The authors shall study the lower bounds for the number of the periodic billiard trajectories in manifolds embedded in Euclidean space. A p-periodic billiard trajectory is a closed polygon consisting of p segments, all of whose vertices belong to the given manifold and, at every vertex, the two angles formed by the line and the manifold are equal (the exact definition will be given later). The first who considered this problem was George Birkhoff. He proved the following fact.

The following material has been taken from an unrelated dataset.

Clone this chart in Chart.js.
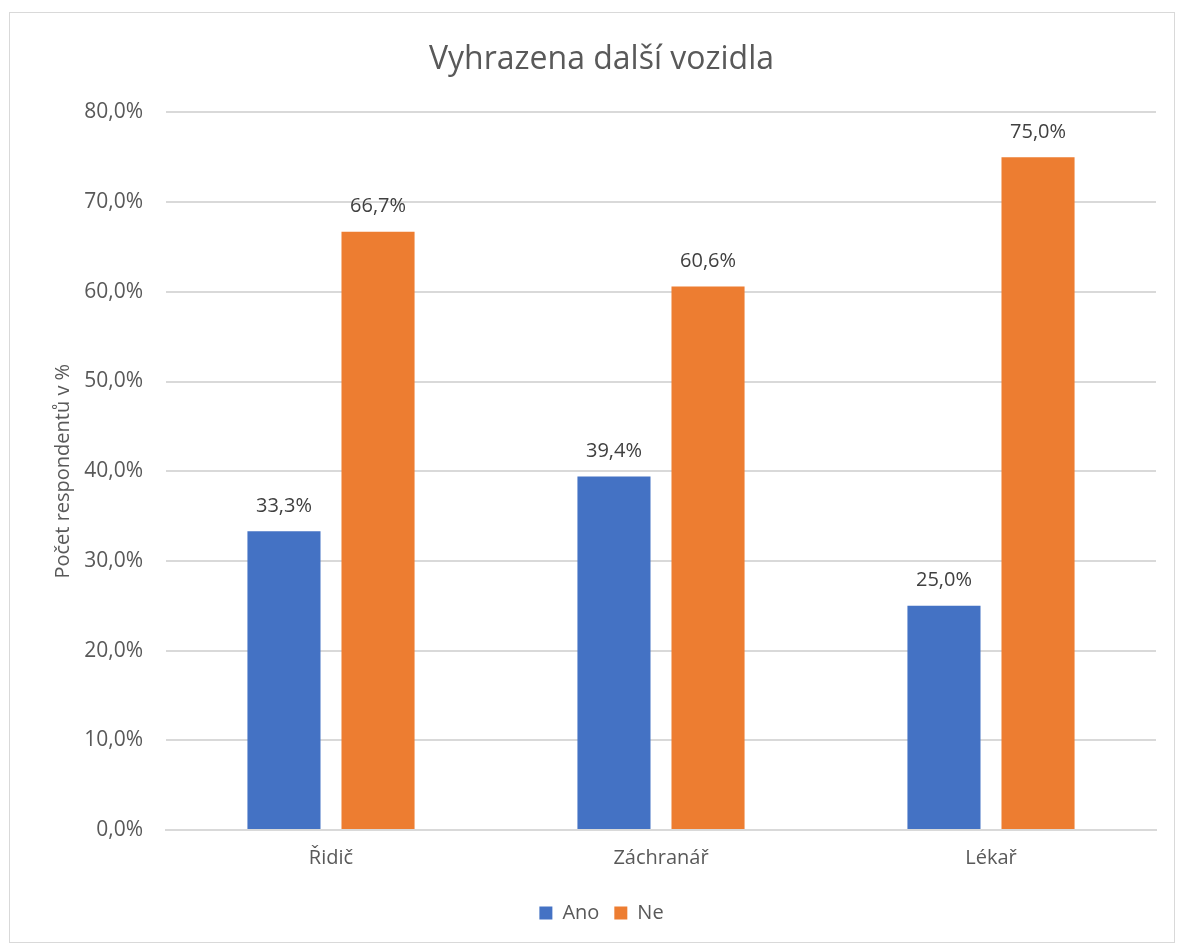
<!DOCTYPE html>
<html>
<head>
<meta charset="utf-8">
<script src="https://cdn.jsdelivr.net/npm/chart.js@4.4.1/dist/chart.umd.min.js"></script>
<style>
  html, body { margin: 0; padding: 0; background: #fff; }
  #box {
    position: absolute; left: 9px; top: 12px;
    width: 1164px; height: 929px;
    border: 1px solid #d9d9d9;
  }
</style>
</head>
<body>
<div id="box"><canvas id="chart"></canvas></div>
<script>
// data
const categories = ['Řidič', 'Záchranář', 'Lékař'];
const anoValues = [33.3, 39.4, 25.0];
const neValues = [66.7, 60.6, 75.0];
const yTicks = [0, 10, 20, 30, 40, 50, 60, 70, 80];

const textColor = '#595959';
const fontFamily = "'Open Sans', 'Noto Sans', sans-serif";

function pct(v) {
    return v.toFixed(1).replace('.', ',') + '%';
}

// popisky nad sloupci
const valueLabels = {
    id: 'valueLabels',
    afterDatasetsDraw(chart) {
        const ctx = chart.ctx;
        ctx.save();
        ctx.font = '20px ' + fontFamily;
        ctx.fillStyle = '#404040';
        ctx.textAlign = 'center';
        ctx.textBaseline = 'bottom';
        chart.data.datasets.forEach(function(ds, i) {
            chart.getDatasetMeta(i).data.forEach(function(bar, j) {
                ctx.fillText(pct(ds.data[j]), bar.x, bar.y - 15);
            });
        });
        ctx.restore();
    }
};

const config = {
    type: 'bar',
    data: {
        labels: categories,
        datasets: [{
            label: 'Ano',
            data: anoValues,
            backgroundColor: '#4472c4',
            categoryPercentage: 0.57,
            barPercentage: 0.777
        }, {
            label: 'Ne',
            data: neValues,
            backgroundColor: '#ed7d31',
            categoryPercentage: 0.57,
            barPercentage: 0.777
        }]
    },
    options: {
        responsive: true,
        maintainAspectRatio: false,
        animation: false,
        layout: { padding: { left: 37, right: 18, top: 28, bottom: 9 } },
        plugins: {
            title: {
                display: true,
                text: 'Vyhrazena další vozidla',
                color: textColor,
                font: { family: fontFamily, size: 32, weight: 'normal' },
                padding: { top: 0, bottom: 33 }
            },
            legend: {
                position: 'bottom',
                labels: {
                    color: textColor,
                    font: { family: fontFamily, size: 20 },
                    boxWidth: 13,
                    boxHeight: 13,
                    padding: 15
                }
            },
            tooltip: { enabled: false }
        },
        scales: {
            x: {
                grid: { display: false },
                border: { color: '#d9d9d9', width: 2 },
                afterFit(scale) { scale.height += 10; },
                ticks: {
                    color: textColor,
                    font: { family: fontFamily, size: 20 },
                    padding: 8
                }
            },
            y: {
                min: 0,
                max: 80,
                afterBuildTicks(scale) {
                    scale.ticks = yTicks.map(function(v) { return { value: v }; });
                },
                afterFit(scale) { scale.width = 119; },
                grid: { color: '#d9d9d9', lineWidth: 2, drawTicks: false },
                border: { display: false },
                ticks: {
                    color: textColor,
                    font: { family: fontFamily, size: 21 },
                    padding: 23,
                    callback: function(v) { return pct(v); }
                },
                title: {
                    display: true,
                    text: 'Počet respondentů v %',
                    color: textColor,
                    font: { family: fontFamily, size: 20 }
                }
            }
        }
    },
    plugins: [valueLabels]
};

new Chart(document.getElementById('chart'), config);
</script>
</body>
</html>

Suppose p>2 is an odd prime; M is a strictly convex smooth closed curve then there exist in M at least two periodic billiard trajectories for each rotation number from 1 to (p-1)/2. In Section 2 the authors show how one can apply Morse theory to study periodic billiard trajectories. Section 3 contains the generalized Birkhoff theorem. In Section 4 the authors prove the Farber-Tabachnikov estimate for generic small perturbations of the standard round n-sphere for any n. In Section 5 the authors study 3-periodic billiard trajectories of the standard round n-sphere for any n. In Section 5 the authors study 3-periodic billiard trajectories in a two-dimensional sphere. At last in Section 6 the authors find an estimate for the number of 3-periodic billiard trajectories in any two-dimensional manifold.